## Task prompt
Print only the lines from the top of the data through the line with "x_tick_values = [50, 100, 150, 200, 250, 300]", both included, skipping every picture.

## Data extract
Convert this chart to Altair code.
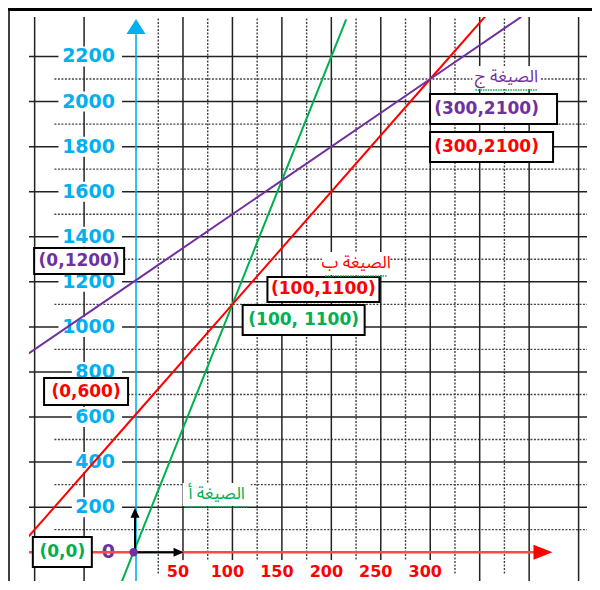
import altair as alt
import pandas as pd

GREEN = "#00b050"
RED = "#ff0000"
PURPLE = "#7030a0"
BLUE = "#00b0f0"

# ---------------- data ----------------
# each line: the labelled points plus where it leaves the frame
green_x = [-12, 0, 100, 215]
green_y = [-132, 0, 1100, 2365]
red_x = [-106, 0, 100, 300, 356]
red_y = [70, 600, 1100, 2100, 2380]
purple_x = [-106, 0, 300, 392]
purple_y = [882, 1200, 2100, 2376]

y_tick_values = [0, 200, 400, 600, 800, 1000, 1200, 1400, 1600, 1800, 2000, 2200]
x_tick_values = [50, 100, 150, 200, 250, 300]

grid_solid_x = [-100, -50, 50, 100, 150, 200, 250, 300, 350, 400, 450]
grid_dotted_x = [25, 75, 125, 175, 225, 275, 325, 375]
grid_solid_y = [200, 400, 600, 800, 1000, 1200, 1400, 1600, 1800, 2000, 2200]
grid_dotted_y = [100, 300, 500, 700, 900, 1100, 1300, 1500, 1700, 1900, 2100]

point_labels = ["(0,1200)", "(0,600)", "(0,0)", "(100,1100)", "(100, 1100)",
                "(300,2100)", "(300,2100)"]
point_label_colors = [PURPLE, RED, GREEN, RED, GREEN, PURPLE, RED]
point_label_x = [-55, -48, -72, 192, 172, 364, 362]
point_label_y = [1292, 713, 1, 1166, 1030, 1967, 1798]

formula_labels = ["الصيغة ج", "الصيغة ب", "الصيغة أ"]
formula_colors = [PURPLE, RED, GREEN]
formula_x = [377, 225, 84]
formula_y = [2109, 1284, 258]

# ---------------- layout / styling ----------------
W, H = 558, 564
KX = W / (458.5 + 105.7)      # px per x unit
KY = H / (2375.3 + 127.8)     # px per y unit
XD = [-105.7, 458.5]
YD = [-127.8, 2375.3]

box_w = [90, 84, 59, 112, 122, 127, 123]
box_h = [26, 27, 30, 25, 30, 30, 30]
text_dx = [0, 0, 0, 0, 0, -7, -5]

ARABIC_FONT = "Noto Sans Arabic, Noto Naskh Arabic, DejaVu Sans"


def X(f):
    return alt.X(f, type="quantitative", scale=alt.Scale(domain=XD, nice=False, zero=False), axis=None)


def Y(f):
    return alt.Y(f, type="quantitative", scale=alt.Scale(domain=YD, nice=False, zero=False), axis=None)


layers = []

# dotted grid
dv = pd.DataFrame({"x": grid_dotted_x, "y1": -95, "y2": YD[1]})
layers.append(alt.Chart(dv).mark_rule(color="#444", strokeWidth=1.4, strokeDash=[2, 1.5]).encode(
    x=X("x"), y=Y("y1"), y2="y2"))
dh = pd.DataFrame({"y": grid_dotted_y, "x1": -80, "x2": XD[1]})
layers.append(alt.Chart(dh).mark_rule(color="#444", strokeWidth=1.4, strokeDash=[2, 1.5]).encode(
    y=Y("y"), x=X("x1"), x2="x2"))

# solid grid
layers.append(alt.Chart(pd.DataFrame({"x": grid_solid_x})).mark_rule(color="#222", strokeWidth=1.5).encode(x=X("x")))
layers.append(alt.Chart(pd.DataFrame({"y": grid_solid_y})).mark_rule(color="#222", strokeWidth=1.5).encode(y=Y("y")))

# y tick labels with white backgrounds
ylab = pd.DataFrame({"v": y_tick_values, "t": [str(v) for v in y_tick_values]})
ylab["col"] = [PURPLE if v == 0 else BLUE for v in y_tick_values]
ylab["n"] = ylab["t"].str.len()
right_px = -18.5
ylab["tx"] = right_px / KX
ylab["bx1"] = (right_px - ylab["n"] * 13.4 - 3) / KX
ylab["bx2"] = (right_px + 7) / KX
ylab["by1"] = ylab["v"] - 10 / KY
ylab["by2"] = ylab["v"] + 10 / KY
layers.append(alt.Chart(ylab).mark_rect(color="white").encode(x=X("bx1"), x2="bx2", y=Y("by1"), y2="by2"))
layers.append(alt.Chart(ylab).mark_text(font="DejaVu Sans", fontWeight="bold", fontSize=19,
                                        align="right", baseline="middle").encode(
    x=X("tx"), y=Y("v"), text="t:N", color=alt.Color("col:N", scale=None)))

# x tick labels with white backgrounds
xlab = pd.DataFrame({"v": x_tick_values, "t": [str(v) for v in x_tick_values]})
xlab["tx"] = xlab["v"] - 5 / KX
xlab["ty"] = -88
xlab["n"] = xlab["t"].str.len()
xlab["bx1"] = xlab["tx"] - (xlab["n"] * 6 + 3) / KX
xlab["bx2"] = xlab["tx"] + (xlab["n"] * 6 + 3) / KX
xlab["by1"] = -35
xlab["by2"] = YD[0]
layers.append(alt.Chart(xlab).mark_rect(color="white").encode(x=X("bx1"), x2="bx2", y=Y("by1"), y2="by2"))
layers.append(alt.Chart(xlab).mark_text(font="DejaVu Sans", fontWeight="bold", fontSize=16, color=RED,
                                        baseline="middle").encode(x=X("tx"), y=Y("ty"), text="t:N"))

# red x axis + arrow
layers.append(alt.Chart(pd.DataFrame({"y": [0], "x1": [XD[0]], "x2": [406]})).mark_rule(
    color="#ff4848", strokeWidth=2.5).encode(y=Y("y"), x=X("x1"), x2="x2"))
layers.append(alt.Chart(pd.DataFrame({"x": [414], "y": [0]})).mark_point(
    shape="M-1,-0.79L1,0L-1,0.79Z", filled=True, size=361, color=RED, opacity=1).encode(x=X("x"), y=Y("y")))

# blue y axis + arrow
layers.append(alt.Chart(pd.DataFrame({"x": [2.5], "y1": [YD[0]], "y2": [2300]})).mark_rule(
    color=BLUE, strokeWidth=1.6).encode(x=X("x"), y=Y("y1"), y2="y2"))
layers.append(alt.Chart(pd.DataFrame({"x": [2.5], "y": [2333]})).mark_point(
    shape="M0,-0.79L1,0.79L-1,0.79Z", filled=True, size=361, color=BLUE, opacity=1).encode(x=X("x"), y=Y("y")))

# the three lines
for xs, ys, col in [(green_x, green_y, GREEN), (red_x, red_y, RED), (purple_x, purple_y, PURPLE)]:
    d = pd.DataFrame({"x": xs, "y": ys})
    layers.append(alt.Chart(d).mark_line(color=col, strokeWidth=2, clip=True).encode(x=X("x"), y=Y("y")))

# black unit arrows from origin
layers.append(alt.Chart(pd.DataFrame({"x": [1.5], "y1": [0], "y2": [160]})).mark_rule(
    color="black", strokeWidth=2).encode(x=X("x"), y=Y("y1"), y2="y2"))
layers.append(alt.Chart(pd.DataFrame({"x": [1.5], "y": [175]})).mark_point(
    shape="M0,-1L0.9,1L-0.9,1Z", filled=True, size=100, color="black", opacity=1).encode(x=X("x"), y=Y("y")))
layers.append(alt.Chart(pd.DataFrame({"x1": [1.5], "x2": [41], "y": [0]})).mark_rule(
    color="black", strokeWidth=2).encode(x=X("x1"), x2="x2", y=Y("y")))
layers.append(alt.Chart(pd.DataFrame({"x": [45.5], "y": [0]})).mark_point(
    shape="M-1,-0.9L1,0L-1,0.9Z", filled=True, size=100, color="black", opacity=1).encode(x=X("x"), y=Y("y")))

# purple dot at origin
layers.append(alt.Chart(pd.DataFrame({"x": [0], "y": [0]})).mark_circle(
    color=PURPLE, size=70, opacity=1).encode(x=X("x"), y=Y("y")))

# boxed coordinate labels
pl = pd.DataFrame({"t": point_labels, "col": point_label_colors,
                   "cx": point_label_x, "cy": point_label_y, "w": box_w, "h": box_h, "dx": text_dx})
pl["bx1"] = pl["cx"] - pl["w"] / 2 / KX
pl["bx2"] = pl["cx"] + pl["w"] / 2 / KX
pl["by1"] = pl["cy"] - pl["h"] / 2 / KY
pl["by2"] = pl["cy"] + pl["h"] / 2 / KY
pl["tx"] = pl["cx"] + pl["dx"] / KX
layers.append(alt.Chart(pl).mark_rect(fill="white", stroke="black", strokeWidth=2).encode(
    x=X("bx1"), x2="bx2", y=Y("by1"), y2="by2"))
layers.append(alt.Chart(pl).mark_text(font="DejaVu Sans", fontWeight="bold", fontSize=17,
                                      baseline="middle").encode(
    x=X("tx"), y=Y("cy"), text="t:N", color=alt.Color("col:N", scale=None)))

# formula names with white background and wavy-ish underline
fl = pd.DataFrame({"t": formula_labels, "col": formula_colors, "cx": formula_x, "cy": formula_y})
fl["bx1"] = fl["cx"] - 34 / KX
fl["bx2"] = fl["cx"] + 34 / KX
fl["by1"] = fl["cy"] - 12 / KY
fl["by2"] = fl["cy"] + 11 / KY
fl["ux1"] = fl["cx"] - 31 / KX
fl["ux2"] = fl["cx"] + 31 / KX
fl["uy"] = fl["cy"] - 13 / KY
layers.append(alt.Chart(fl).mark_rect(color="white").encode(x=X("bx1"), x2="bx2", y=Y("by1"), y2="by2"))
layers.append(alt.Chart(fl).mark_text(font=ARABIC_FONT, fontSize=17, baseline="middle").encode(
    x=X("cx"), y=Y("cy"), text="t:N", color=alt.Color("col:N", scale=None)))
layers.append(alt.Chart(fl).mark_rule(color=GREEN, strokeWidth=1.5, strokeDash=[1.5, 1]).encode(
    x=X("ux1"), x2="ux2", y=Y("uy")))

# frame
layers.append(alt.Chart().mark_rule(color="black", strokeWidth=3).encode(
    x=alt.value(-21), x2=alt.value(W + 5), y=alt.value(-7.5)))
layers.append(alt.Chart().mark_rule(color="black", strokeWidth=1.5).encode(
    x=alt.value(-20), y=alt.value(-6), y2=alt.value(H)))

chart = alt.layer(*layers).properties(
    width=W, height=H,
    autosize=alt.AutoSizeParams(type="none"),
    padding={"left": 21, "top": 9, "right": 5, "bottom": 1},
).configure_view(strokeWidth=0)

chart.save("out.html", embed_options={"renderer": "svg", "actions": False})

## Written answer
Convert this chart to Altair code.
import altair as alt
import pandas as pd

GREEN = "#00b050"
RED = "#ff0000"
PURPLE = "#7030a0"
BLUE = "#00b0f0"

# ---------------- data ----------------
# each line: the labelled points plus where it leaves the frame
green_x = [-12, 0, 100, 215]
green_y = [-132, 0, 1100, 2365]
red_x = [-106, 0, 100, 300, 356]
red_y = [70, 600, 1100, 2100, 2380]
purple_x = [-106, 0, 300, 392]
purple_y = [882, 1200, 2100, 2376]

y_tick_values = [0, 200, 400, 600, 800, 1000, 1200, 1400, 1600, 1800, 2000, 2200]
x_tick_values = [50, 100, 150, 200, 250, 300]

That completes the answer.